It might be a Scottish name, taken from a story about two men on a train. One man says, “What’s that package up there in the baggage rack?” And the other answers, “Oh, that’s a MacGuffin”. The first one asks, “What’s a MacGuffin?” “Well,” the other man says, “it’s an apparatus for trapping lions in the Scottish Highlands.” The first man says, “But there are no lions in the Scottish Highlands,” and the other one answers, “Well then, that’s no MacGuffin!” So you see that a MacGuffin is actually nothing at all.
Alfred Hitchcock popularized but did not invent the MacGuffin. The plot device predates its term. A MacGuffin is an object or element in a narrative that impels the characters to progress through the plot, while usually having very little or value in and of itself. The MacGuffin seems relevant, but its actual worth is often negligible. Like the titular Maltese Falcon. Like Rosebud in Citizen Kane. They motivate change but they do not offer any outcome.

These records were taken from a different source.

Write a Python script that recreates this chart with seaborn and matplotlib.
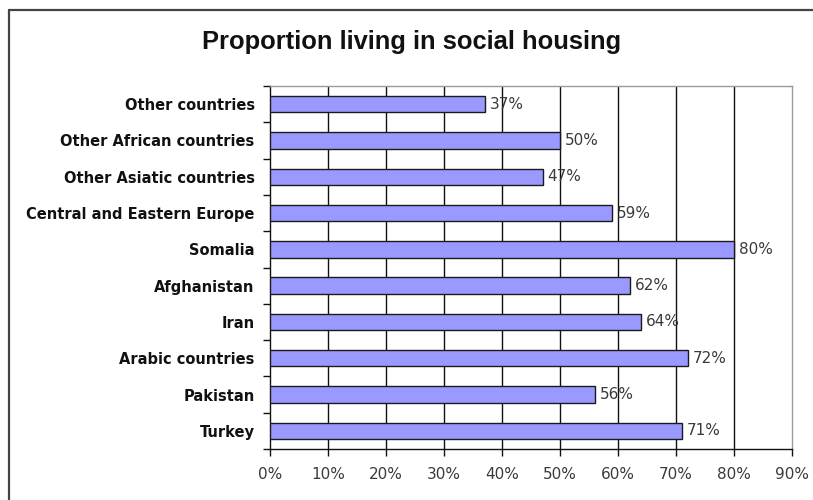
import matplotlib
matplotlib.use("Agg")
import matplotlib.pyplot as plt
from matplotlib.lines import Line2D
import seaborn as sns
import pandas as pd
import numpy as np

categories = [
    "Other countries",
    "Other African countries",
    "Other Asiatic countries",
    "Central and Eastern Europe",
    "Somalia",
    "Afghanistan",
    "Iran",
    "Arabic countries",
    "Pakistan",
    "Turkey",
]
shares = [37, 50, 47, 59, 80, 62, 64, 72, 56, 71]
x_ticks = [0, 10, 20, 30, 40, 50, 60, 70, 80, 90]
x_tick_labels = [f"{t}%" for t in x_ticks]
title = "Proportion living in social housing"

df = pd.DataFrame({"category": categories, "share": shares})

sns.set_theme(style="white")
plt.rcParams["font.family"] = ["DejaVu Sans"]

fig = plt.figure(figsize=(8.13, 5.0), dpi=100)
ax = fig.add_axes([270 / 813, 1 - 449 / 500, (792 - 270) / 813, (449 - 86) / 500])

sns.barplot(
    data=df, x="share", y="category", orient="h",
    color="#9999ff", edgecolor="#1a1a1a", linewidth=1.0,
    width=0.45, saturation=1, ax=ax, zorder=3,
)

ax.set_xlim(0, 90)
ax.set_ylim(len(categories) - 0.5, -0.5)
ax.set_xticks(x_ticks)
ax.set_xticklabels(x_tick_labels, fontsize=11, color="#3a3a3a")
ax.set_xlabel("")
ax.set_ylabel("")

# vertical gridlines at every 10%
for t in x_ticks[1:-1]:
    ax.axvline(t, color="#111111", lw=1.0, zorder=1)

# category labels centered on bars, tick marks at category boundaries
ax.set_yticks(range(len(categories)))
ax.set_yticklabels(categories, fontsize=10.5, fontweight="bold", color="#111111")
ax.tick_params(axis="y", which="major", length=0, pad=11)
ax.set_yticks(np.arange(-0.5, len(categories)), minor=True)
ax.tick_params(axis="y", which="minor", length=5, width=1, color="#111111", left=True)
ax.tick_params(axis="x", which="major", length=5, width=1, color="#111111", bottom=True, pad=8)

for side in ["left", "bottom"]:
    ax.spines[side].set_color("#111111")
    ax.spines[side].set_linewidth(1.0)
for side in ["top", "right"]:
    ax.spines[side].set_color("#9a9a9a")
    ax.spines[side].set_linewidth(1.0)

for cont in ax.containers:
    ax.bar_label(cont, labels=[f"{v}%" for v in shares], padding=3.5,
                 fontsize=11, color="#3a3a3a")

fig.text(412 / 813, 1 - 42 / 500, title, ha="center", va="center",
         fontsize=18.4, fontweight="bold", color="#111111",
         family=["Liberation Sans", "DejaVu Sans"])

# outer chart frame (top and left edges)
fig.add_artist(Line2D([9 / 813, 1.0], [1 - 10 / 500, 1 - 10 / 500],
                      transform=fig.transFigure, color="#444444", lw=1.6))
fig.add_artist(Line2D([9 / 813, 9 / 813], [0.0, 1 - 10 / 500],
                      transform=fig.transFigure, color="#444444", lw=1.6))

fig.savefig("out.png", dpi=100)
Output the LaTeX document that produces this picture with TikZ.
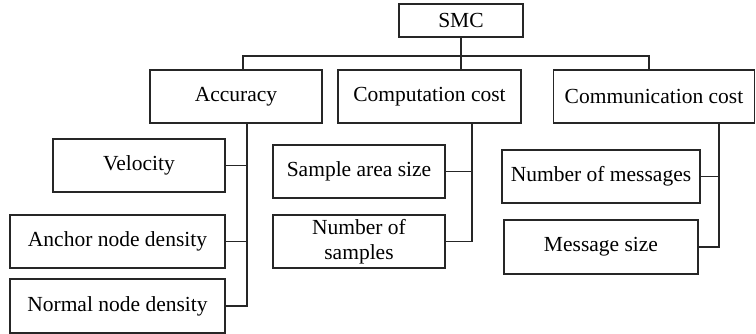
\documentclass[tikz,border=0pt]{standalone}
\usepackage{fontspec}
\setmainfont{Liberation Serif}
\usepackage{tikz}
\usetikzlibrary{positioning}

\tikzset{
  box/.style={draw=black!85, line width=1.3pt, inner sep=0pt, align=center,
    font=\fontsize{21.5}{25}\selectfont},
  link/.style={draw=black!85, line width=1.2pt}
}

\begin{document}
\begin{tikzpicture}[x=1pt,y=-1pt]
\useasboundingbox (0,0) rectangle (756,334);

% top level
\node[box, minimum width=124pt, minimum height=33pt] (smc) at (461,20.5) {SMC};

\node[box, minimum width=172pt, minimum height=53pt] (acc) at (236,96.5) {Accuracy};
\node[box, minimum width=183pt, minimum height=53pt] (comp) at (429.5,96.5) {Computation cost};
\node[box, minimum width=201pt, minimum height=53pt] (comm) at (654,96.5) {Communication cost};

% accuracy
\node[box, minimum width=172pt, minimum height=53pt] (vel) at (139,165.5) {Velocity};
\node[box, minimum width=215pt, minimum height=53pt] (anc) at (117.5,241.5) {Anchor node density};
\node[box, minimum width=215pt, minimum height=54pt] (nor) at (117.5,306) {Normal node density};

% computation cost
\node[box, minimum width=172pt, minimum height=53pt] (sas) at (359,171.5) {Sample area size};
\node[box, minimum width=172pt, minimum height=53pt] (nos) at (359,241.5) {Number of\\samples};

% communication cost
\node[box, minimum width=198pt, minimum height=53pt] (nom) at (601,176.5) {Number of messages};
\node[box, minimum width=194pt, minimum height=54pt] (ms) at (601,247) {Message size};

% bus
\coordinate (busL) at (243,56);
\coordinate (busR) at (649,56);
\draw[link] (busL |- acc.north) -- (busL) -- (busR) -- (busR |- comm.north);
\draw[link] (smc.south) -- (smc.south |- comp.north);

% branches
\coordinate (accB) at (247,0);
\coordinate (compB) at (472,0);
\coordinate (commB) at (719,0);

\draw[link] (accB |- acc.south) -- (accB |- nor.east) -- (nor.east);
\draw[link] (vel.east) -- (vel.east -| accB);
\draw[link] (anc.east) -- (anc.east -| accB);

\draw[link] (compB |- comp.south) -- (compB |- nos.east) -- (nos.east);
\draw[link] (sas.east) -- (sas.east -| compB);

\draw[link] (commB |- comm.south) -- (commB |- ms.east) -- (ms.east);
\draw[link] (nom.east) -- (nom.east -| commB);

\end{tikzpicture}
\end{document}
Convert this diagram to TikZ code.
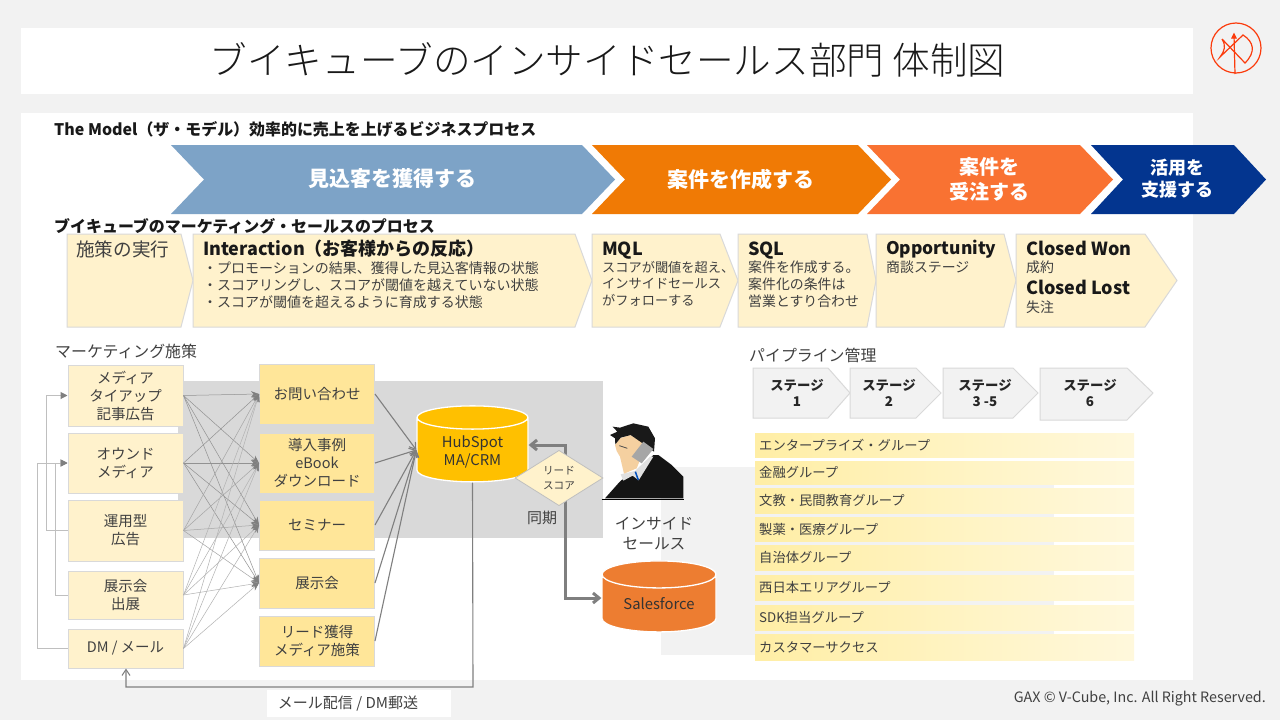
\documentclass[tikz,border=0pt]{standalone}
\usepackage{fontspec}
\usepackage{tikz}
\usetikzlibrary{arrows.meta,positioning,calc,shapes.geometric}
\setmainfont{Noto Sans CJK JP}
\newfontfamily\titlefont{Noto Sans CJK JP Light}

\definecolor{paper}{HTML}{F2F2F2}
\definecolor{panel}{HTML}{D9D9D9}
\definecolor{cream}{HTML}{FFF2CC}
\definecolor{honey}{HTML}{FFE699}
\definecolor{inkgray}{HTML}{404040}
\definecolor{wiregray}{HTML}{7F7F7F}
\definecolor{sealred}{HTML}{FB3B0C}
\definecolor{hubgold}{HTML}{FFC000}
\definecolor{salesorange}{HTML}{ED7D31}
\definecolor{skin}{HTML}{F5D0A0}
\definecolor{tieblue}{HTML}{0050BE}
\definecolor{barleft}{HTML}{FFEEA5}
\definecolor{barright}{HTML}{FFF8DC}

\tikzset{
	chapter/.style={anchor=west,inner sep=0pt,font=\fontsize{15.95}{18}\selectfont\bfseries,text=black!90},
	sublabel/.style={anchor=west,inner sep=0pt,font=\fontsize{15.9}{18}\selectfont,text=inkgray},
	banner/.style={inner sep=0pt,align=center,text=white,font=\bfseries},
	stepshape/.style={draw=panel,fill=cream,line width=1pt},
	stepname/.style={anchor=west,inner sep=0pt,font=\fontsize{18}{22}\selectfont\bfseries,text=black!90},
	stepnote/.style={anchor=north west,inner sep=0pt,align=left,font=\fontsize{13.9}{16.6}\selectfont,text=inkgray},
	markbox/.style={draw=panel,fill=cream,line width=1pt,inner sep=0pt,align=center,minimum width=115pt,font=\fontsize{14.5}{18}\selectfont,text=inkgray},
	channelbox/.style={markbox,fill=honey},
	stageshape/.style={draw=panel,fill=paper,line width=1pt},
	stagetext/.style={inner sep=0pt,align=center,font=\fontsize{13.4}{16}\selectfont\bfseries,text=black!85},
	bartext/.style={anchor=west,inner sep=0pt,font=\fontsize{13.3}{16}\selectfont,text=inkgray},
	store/.style={cylinder,shape border rotate=90,aspect=.38,draw=white,line width=1.3pt,inner sep=0pt,align=center,font=\fontsize{14.8}{18}\selectfont,text=black!80},
	fanline/.style={line width=.5pt,-{Stealth[length=8pt,width=6pt,color=wiregray,fill=wiregray]}},
	feedline/.style={draw=black!25,line width=1pt,-{Triangle[length=7pt,width=7pt,color=wiregray,fill=wiregray]}},
	hubline/.style={draw=wiregray,line width=1.1pt,-{Straight Barb[length=6pt,width=8pt]}},
	syncline/.style={draw=wiregray,line width=3pt,{Straight Barb[length=6pt,width=10pt]}-{Straight Barb[length=6pt,width=10pt]}},
	sealline/.style={draw=sealred,line width=1.2pt}
}

\begin{document}
\begin{tikzpicture}[x=1pt,y=-1pt]
	\fill[paper] (0,0) rectangle (1280,720);
	\useasboundingbox (0,0) rectangle (1280,720);
	\fill[white] (21,28) rectangle (1193,94);
	\fill[white] (21,113) rectangle (1193,680);
	\fill[paper] (661,467) rectangle (1054,655);            % behind the groups
	\fill[panel] (178,381) rectangle (603,538);             % behind the channels

	\node[inner sep=0pt,font=\fontsize{37.6}{40}\selectfont\titlefont,text=black!90] (title) at (607.5,60) {ブイキューブのインサイドセールス部門 体制図};

	% seal
	\draw[sealline] (1236,48) circle [radius=25];
	\draw[sealline] (1235,74) -- (1234,35);
	\draw[sealline,fill=sealred] (1234,34) -- (1232,38) -- (1236,38) -- cycle;
	\draw[sealline] (1222,39) -- (1245,63) .. controls (1256,52) and (1254,42) .. (1243,35) -- (1220,57) .. controls (1225,50) and (1226,46) .. (1222,39);

	\node[chapter] (modelhead) at (54,129.5) {The Model（ザ・モデル）効率的に売上を上げるビジネスプロセス};
	\node[chapter] (vcubehead) at (54,226) {ブイキューブのマーケティング・セールスのプロセス};

	% top chevrons
	\foreach \a/\b/\c/\d/\col in {171/582/615/204/7DA3C7,592/858/891/625/F07A05,867/1080/1113/900/F97232,1091/1234/1266/1123/03358F}
	{
		\definecolor{tmpfill}{HTML}{\col}
		\fill[tmpfill] (\a,145) -- (\b,145) -- (\c,179.5) -- (\b,214) -- (\a,214) -- (\d,179.5) -- cycle;
	}
	\node[banner,font=\fontsize{21}{25}\selectfont\bfseries] (acquire) at (392,179) {見込客を獲得する};
	\node[banner,font=\fontsize{21}{25}\selectfont\bfseries] (create) at (741,179) {案件を作成する};
	\node[banner,font=\fontsize{20}{25}\selectfont\bfseries] (win) at (989,179) {案件を\\受注する};
	\node[banner,font=\fontsize{18}{22}\selectfont\bfseries] (support) at (1177,179) {活用を\\支援する};

	% process pentagons
	\foreach \a/\b/\c in {67/181/193,193/575/592,592/720/738,738/867/876,876/1004/1016,1016/1145/1177}
		\draw[stepshape] (\a,234) -- (\b,234) -- (\c,280.5) -- (\b,327) -- (\a,327) -- cycle;
	\node[stepname,font=\fontsize{18.6}{22}\selectfont,text=inkgray] (execute) at (76,249) {施策の実行};
	\node[stepname] (interaction) at (203,249) {Interaction（お客様からの反応）};
	\node[stepnote,font=\fontsize{14}{17}\selectfont] (interactionnote) at (203,261) {・プロモーションの結果、獲得した見込客情報の状態\\・スコアリングし、スコアが閾値を越えていない状態\\・スコアが閾値を超えるように育成する状態};
	\node[stepname] (mql) at (602,250.5) {MQL};
	\node[stepnote,font=\fontsize{13.2}{16.6}\selectfont] (mqlnote) at (602,261) {スコアが閾値を超え、\\インサイドセールス\\がフォローする};
	\node[stepname] (sql) at (748,250.5) {SQL};
	\node[stepnote] (sqlnote) at (748,261) {案件を作成する。\\案件化の条件は\\営業とすり合わせ};
	\node[stepname,font=\fontsize{17.4}{22}\selectfont\bfseries] (opportunity) at (886,249) {Opportunity};
	\node[stepnote] (opportunitynote) at (886,261) {商談ステージ};
	\node[stepname] (won) at (1026,248.5) {Closed Won};
	\node[stepnote] (wonnote) at (1026,261) {成約};
	\node[stepname] (lost) at (1026,287) {Closed Lost};
	\node[stepnote] (lostnote) at (1026,301) {失注};

	\node[sublabel] (marketinghead) at (55,351) {マーケティング施策};
	\node[sublabel] (pipelinehead) at (749,355) {パイプライン管理};

	% marketing and channel boxes
	\foreach \n/\y/\h/\s in {1/395.5/61/{メディア\\タイアップ\\記事広告},2/463/60/{オウンド\\メディア},3/530.5/61/{運用型\\広告},4/595/48/{展示会\\出展},5/648.5/39/{DM / メール}}
		\node[markbox,minimum height=\h pt] (m\n) at (125.5,\y) {\s};
	\foreach \n/\y/\h/\s in {1/394/60/{お問い合わせ},2/463/60/{導入事例\\eBook\\ダウンロード},3/525/50/{セミナー},4/583/50/{展示会},5/641/50/{リード獲得\\メディア施策}}
		\node[channelbox,minimum height=\h pt] (c\n) at (317,\y) {\s};

	\node[store,fill=hubgold,minimum width=111pt,minimum height=76pt] (hubspot) at (472.5,450) {\rule{0pt}{16pt}HubSpot\\MA/CRM};
	\node[store,fill=salesorange,minimum width=114pt,minimum height=71pt] (salesforce) at (659,603.5) {Salesforce};

	\foreach \a/\o in {1/85,2/85,3/70,4/60,5/60}            % every campaign to every channel
		\foreach \b in {1,...,4}
			\draw[fanline,draw=wiregray!\o] (m\a.east) -- (c\b.west);
	\foreach \b in {1,...,5}
		\draw[hubline] (c\b.east) -- (hubspot.west);

	\coordinate (railA) at (46,395.5);
	\coordinate (railB) at (55,463);
	\coordinate (railC) at (37,463);
	\draw[feedline] (m3.west) -| (railA) -- (m1.west);
	\draw[feedline] (m4.west) -| (railB) -- (m2.west);
	\draw[feedline] (m5.west) -| (railC) -- (m2.west);

	\coordinate (syncup) at (565,445);
	\coordinate (syncdown) at (565,598);
	\draw[syncline] (syncup -| hubspot.east) -- (syncup) -- (syncdown) -- (syncdown -| salesforce.west);
	\node[diamond,draw=black!25,fill=cream,line width=.8pt,inner sep=0pt,minimum width=88pt,minimum height=40pt,align=center,font=\fontsize{10.6}{15}\selectfont,text=inkgray] (leadscore) at (559,478) {リード\\スコア};
	\node[sublabel,anchor=center,font=\fontsize{15}{18}\selectfont] (sync) at (542,518) {同期};

	% caller
	\begin{scope}[shift={(600,415)},x=.3333pt,y=-.3333pt]
		\fill[black!92] (15,250) -- (55,205) -- (65,195) -- (105,175) -- (160,120) -- (175,120) -- (215,150) -- (250,185) -- (250,250) -- cycle;
		\fill[black!12] (62,178) -- (105,168) -- (150,125) -- (160,125) -- (116,196) -- (98,182) -- (70,197) -- cycle;
		\fill[skin] (45,90) -- (60,70) -- (90,60) -- (128,80) -- (118,140) -- (110,160) -- (72,176) -- (60,125) -- (50,108) -- cycle;
		\fill[black!90] (30,60) -- (52,50) -- (38,35) -- (60,38) -- (100,25) -- (145,35) -- (165,70) -- (162,110) -- (128,85) -- (92,60) -- (62,68) -- (46,88) -- (45,70) -- cycle;
		\fill[black!35] (95,125) -- (130,80) -- (160,102) -- (125,145) -- cycle;
		\draw[black!70,line width=.8pt] (58,92) -- (82,100);
		\draw[tieblue,line width=1.5pt] (106,170) -- (115,195);
		\draw[black,line width=.8pt] (5,252) -- (252,252);
	\end{scope}
	\node[sublabel,anchor=center,align=center,font=\fontsize{15.7}{20}\selectfont] (inside) at (654,534) {インサイド\\セールス};

	\coordinate (mailcorner) at (473,687);
	\coordinate (mailup) at (126,687);
	\draw[hubline] (hubspot.south) -- (mailcorner) -- (mailup) -- (m5.south -| mailup);
	\fill[white] (267,690) rectangle (451,717);
	\node[sublabel,anchor=center,font=\fontsize{15}{18}\selectfont] (mailing) at (348,704) {メール配信 / DM郵送};

	% pipeline
	\foreach \a/\b/\c/\w/\y/\s in {753/828/850/797/418/{ステージ\\1},850/916/941/889/418/{ステージ\\2},943/1013/1038/985/418/{ステージ\\3 -5},1040/1127/1153/1090/420/{ステージ\\6}}
	{
		\draw[stageshape] (\a,368) -- (\b,368) -- (\c,393) -- (\b,\y) -- (\a,\y) -- cycle;
		\node[stagetext] (stage\a) at (\w,393) {\s};
	}

	% groups
	\foreach \n/\p/\q/\s in {1/433/457/エンタープライズ・グループ,2/461/484/金融グループ,3/488/513/文教・民間教育グループ,4/517/541/製薬・医療グループ,5/545/570/自治体グループ,6/575/600/西日本エリアグループ,7/605/630/SDK担当グループ,8/634/660/カスタマーサクセス}
	{
		\shade[left color=barleft,right color=barright] (755,\p) rectangle (1134,\q);
		\node[bartext] (g\n) at (759,{(\p+\q)/2}) {\s};
	}

	\node[anchor=east,inner sep=0pt,font=\fontsize{14.3}{16}\selectfont,text=inkgray] (rights) at (1266,699) {GAX © V-Cube, Inc. All Right Reserved.};
\end{tikzpicture}
\end{document}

This device may translate well to the sort of performance-driven ‘game’ I’m trying to coax into workable form. For players to interact in any meaningful dramatic form, some relevant, or seemingly relevant motivator is required. Any playthrough of any game might have been dramatically interesting if this weren’t the case. Assuming for now that it isn’t, the MacGuffin might be a mountain in the distance. It might be a crumbling bridge. More relevantly, it was the boat in the distance in my own game, Raft. You were never meant to reach the boat, but it impelled-first time players to use their performance controls, like panicked waving. And thereby laid the ground rules for inter-player performance.

It seems like, at least until testing proves otherwise, that this sort of approach is warranted to transport players from objective-minded play to dramatic-minded play. That is the assumption, for now, at least.
Tenet: A game-related MacGuffin Objective is necessary to induce players into a dramatic performance.